Once inside the stadium, they had much of the media sitting in an auxiliary press box. We had to follow the purple line (taped on the floor) up a few small flights of stairs, up an escalator, down another corridor and then I climbed 82 stairs to my seat. Working with an NFL team for comparison, buses drive you into the belly of the stadium and you walk onto the field after dropping off your briefcase in the locker room. After pregame, you head to the assigned suite or press box.

After the ball is kicked off, the media goes to work recording and dissecting every play call, missed tackle and second-guessing a coach’s call or decision, and this is where team officials and the media are joined at the hip. Well, sort of.

With nine minutes remaining in the game I left my seat and followed colored tape down several flights of stairs to the interview area in the belly of the stadium, positioned myself in front of the MVP podium, and connected my recorder to the box to record every word. This is where I watched the final minutes of the game.

At the conclusion of the game, I walked from the interview area to the tunnel were I could look onto the field from a distance. I could see Giants players running around, confetti flying in the air, the celebration was on! I then saw a few Patriots with heavy heads, dejected in pain. I remember that feeling to this day. I remember that feeling. Covering the post-game pressers was very unique, standing among my peers, John Clayton, Peter King and many others.
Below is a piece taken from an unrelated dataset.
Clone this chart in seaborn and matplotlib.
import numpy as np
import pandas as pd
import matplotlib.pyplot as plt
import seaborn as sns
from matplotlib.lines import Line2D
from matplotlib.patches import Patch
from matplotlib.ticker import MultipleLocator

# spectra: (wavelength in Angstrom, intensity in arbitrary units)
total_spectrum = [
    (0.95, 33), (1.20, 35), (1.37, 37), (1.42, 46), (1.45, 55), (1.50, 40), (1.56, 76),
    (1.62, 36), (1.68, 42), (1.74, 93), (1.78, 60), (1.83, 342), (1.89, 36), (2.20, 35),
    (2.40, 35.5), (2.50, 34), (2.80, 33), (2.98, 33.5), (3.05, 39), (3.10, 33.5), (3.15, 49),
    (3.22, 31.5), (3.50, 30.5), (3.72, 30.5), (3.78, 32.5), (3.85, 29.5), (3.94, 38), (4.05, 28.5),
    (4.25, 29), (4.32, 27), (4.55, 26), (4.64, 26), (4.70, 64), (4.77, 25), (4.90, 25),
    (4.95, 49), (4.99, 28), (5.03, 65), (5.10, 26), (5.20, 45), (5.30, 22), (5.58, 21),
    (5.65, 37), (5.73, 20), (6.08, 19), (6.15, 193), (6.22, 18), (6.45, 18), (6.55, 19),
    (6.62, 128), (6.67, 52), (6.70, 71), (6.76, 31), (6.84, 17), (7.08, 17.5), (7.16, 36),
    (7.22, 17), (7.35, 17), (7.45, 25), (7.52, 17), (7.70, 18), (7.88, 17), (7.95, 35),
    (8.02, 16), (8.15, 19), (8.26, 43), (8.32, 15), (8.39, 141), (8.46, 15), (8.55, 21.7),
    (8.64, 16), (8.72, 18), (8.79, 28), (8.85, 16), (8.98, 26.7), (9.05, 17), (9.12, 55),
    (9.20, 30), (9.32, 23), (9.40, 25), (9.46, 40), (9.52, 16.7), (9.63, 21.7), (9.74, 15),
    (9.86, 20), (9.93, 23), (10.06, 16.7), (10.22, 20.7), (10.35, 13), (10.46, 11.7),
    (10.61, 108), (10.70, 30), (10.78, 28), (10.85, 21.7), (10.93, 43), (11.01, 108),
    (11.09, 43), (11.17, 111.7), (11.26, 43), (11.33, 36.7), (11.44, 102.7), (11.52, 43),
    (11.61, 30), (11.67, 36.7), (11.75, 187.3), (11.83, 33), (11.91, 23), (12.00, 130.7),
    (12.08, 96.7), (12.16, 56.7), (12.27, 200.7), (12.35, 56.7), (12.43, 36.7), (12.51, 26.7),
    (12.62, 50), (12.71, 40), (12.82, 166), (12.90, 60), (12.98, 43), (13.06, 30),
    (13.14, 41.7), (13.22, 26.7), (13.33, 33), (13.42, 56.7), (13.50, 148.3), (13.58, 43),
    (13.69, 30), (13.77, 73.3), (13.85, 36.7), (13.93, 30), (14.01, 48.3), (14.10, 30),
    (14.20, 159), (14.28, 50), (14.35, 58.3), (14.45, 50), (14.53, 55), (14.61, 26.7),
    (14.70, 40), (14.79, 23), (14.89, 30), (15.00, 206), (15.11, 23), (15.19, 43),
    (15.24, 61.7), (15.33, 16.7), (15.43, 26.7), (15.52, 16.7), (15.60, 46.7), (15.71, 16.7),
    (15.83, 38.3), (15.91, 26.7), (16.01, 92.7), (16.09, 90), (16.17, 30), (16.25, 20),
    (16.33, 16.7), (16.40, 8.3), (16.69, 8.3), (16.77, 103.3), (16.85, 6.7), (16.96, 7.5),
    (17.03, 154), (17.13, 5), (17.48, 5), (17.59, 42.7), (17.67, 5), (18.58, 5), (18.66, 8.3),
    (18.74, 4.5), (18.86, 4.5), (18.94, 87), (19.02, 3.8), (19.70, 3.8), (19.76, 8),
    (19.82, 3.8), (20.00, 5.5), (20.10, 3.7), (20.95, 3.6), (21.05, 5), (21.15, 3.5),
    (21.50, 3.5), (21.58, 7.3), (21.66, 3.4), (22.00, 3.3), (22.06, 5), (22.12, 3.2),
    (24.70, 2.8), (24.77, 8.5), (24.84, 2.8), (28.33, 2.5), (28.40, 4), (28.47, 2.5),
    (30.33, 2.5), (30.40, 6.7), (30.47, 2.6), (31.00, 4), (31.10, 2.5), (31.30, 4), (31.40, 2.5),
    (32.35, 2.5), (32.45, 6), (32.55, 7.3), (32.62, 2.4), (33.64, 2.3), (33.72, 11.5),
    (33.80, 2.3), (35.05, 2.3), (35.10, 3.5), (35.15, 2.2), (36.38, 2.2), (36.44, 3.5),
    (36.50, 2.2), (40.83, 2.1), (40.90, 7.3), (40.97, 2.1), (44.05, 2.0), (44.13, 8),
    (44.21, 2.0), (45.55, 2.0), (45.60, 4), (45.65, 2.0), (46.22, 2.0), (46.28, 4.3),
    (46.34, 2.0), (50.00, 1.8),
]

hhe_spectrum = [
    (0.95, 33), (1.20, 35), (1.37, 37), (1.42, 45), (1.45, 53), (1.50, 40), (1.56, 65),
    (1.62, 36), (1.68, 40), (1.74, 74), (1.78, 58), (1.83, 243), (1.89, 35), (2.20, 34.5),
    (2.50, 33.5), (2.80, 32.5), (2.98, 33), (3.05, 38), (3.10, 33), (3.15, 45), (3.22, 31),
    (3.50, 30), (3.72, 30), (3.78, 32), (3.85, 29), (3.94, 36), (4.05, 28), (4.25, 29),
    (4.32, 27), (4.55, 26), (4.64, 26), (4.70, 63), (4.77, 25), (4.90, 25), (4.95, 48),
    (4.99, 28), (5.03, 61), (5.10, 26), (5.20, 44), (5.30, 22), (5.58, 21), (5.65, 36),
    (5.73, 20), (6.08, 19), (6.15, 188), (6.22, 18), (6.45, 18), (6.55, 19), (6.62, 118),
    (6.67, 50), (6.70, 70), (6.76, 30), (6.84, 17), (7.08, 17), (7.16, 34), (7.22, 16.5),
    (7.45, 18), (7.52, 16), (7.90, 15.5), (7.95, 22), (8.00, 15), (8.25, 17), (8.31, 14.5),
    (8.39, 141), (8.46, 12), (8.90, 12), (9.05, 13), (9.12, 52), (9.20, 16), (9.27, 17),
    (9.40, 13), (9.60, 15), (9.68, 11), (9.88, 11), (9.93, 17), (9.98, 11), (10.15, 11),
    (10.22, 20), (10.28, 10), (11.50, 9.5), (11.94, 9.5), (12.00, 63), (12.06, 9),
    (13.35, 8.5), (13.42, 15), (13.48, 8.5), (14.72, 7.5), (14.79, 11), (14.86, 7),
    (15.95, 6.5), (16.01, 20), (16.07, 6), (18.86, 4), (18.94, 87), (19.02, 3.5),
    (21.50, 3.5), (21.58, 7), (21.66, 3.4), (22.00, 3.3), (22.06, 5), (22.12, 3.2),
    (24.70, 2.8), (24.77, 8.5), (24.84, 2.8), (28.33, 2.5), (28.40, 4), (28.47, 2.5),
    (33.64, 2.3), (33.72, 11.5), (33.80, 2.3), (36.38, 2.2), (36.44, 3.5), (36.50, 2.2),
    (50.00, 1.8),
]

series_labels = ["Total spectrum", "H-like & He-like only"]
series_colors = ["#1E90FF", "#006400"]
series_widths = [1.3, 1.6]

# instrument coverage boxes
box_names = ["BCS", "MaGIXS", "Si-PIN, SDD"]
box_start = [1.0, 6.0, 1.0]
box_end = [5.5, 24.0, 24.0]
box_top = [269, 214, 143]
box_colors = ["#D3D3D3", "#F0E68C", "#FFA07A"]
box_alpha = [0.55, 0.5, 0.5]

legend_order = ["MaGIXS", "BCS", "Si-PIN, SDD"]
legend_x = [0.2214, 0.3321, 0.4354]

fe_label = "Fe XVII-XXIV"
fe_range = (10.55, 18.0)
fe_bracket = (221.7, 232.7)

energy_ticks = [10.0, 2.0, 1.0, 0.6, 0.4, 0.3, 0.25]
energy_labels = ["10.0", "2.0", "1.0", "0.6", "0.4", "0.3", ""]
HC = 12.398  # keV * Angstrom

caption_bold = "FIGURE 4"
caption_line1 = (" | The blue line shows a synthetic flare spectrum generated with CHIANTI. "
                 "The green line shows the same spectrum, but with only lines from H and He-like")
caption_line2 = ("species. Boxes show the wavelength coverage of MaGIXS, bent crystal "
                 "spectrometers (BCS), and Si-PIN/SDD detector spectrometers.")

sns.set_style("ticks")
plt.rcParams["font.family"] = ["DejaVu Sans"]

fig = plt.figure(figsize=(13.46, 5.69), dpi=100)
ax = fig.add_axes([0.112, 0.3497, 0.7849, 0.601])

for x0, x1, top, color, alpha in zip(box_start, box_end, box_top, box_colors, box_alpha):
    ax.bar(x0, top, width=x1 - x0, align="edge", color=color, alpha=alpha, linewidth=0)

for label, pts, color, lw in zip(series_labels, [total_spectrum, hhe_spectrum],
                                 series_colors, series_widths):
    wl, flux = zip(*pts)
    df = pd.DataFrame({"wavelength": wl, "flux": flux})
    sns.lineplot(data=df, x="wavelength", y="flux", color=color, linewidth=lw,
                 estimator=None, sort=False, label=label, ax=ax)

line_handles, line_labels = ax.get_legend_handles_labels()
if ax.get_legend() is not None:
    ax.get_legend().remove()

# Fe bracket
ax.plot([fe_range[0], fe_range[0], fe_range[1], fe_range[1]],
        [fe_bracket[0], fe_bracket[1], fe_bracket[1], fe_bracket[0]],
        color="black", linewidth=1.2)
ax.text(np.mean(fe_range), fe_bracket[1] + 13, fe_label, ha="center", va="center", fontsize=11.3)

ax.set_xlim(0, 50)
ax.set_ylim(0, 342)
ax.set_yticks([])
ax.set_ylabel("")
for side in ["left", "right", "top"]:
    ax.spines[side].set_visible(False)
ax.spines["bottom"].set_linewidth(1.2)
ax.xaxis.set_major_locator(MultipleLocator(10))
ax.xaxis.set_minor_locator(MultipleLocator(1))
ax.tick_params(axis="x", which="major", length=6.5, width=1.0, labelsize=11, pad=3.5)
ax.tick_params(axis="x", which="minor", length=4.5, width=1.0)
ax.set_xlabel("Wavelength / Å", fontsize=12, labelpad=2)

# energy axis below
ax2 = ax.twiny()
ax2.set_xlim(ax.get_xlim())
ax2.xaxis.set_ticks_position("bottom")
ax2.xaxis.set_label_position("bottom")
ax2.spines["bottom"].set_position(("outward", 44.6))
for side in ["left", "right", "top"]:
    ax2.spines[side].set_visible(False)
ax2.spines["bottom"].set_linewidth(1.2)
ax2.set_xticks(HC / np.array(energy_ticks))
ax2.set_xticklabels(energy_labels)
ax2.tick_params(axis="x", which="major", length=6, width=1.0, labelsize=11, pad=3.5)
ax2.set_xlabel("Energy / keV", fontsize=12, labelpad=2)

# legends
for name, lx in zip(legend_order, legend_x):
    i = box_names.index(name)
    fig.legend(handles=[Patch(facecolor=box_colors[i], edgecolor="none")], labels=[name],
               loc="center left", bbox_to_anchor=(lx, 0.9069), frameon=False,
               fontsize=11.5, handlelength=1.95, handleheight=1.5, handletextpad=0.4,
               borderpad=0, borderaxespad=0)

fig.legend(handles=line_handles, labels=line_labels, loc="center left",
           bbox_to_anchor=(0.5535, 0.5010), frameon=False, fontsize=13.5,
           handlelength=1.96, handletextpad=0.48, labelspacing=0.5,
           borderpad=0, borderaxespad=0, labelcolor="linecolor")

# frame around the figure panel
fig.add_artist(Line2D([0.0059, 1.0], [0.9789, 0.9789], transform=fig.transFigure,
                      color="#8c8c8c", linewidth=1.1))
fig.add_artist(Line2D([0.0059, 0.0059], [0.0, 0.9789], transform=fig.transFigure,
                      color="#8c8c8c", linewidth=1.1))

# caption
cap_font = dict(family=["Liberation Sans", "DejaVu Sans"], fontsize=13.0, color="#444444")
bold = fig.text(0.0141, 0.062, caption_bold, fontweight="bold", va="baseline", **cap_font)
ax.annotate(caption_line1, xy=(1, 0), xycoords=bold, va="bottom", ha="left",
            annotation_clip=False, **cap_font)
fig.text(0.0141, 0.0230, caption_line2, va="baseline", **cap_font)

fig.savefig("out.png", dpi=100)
I was experiencing the other side of the fence. It was a feeding frenzy of media working and an environment of controlled chaos; it was a very interesting experience.

Super Bowl 46 was one of the best games I have ever watched and I’ve seen every Super Bowl since the age of eight with my father and uncles and now I have enjoyed another Super Bowl experience. While there were records set on the field of play, the total viewership on Super Bowl XLVI hit a record high 166.8 million. That made it the most-watched show in U.S. television history.

Just think; the first Super Bowl I got to cover was the most watched game in NFL history.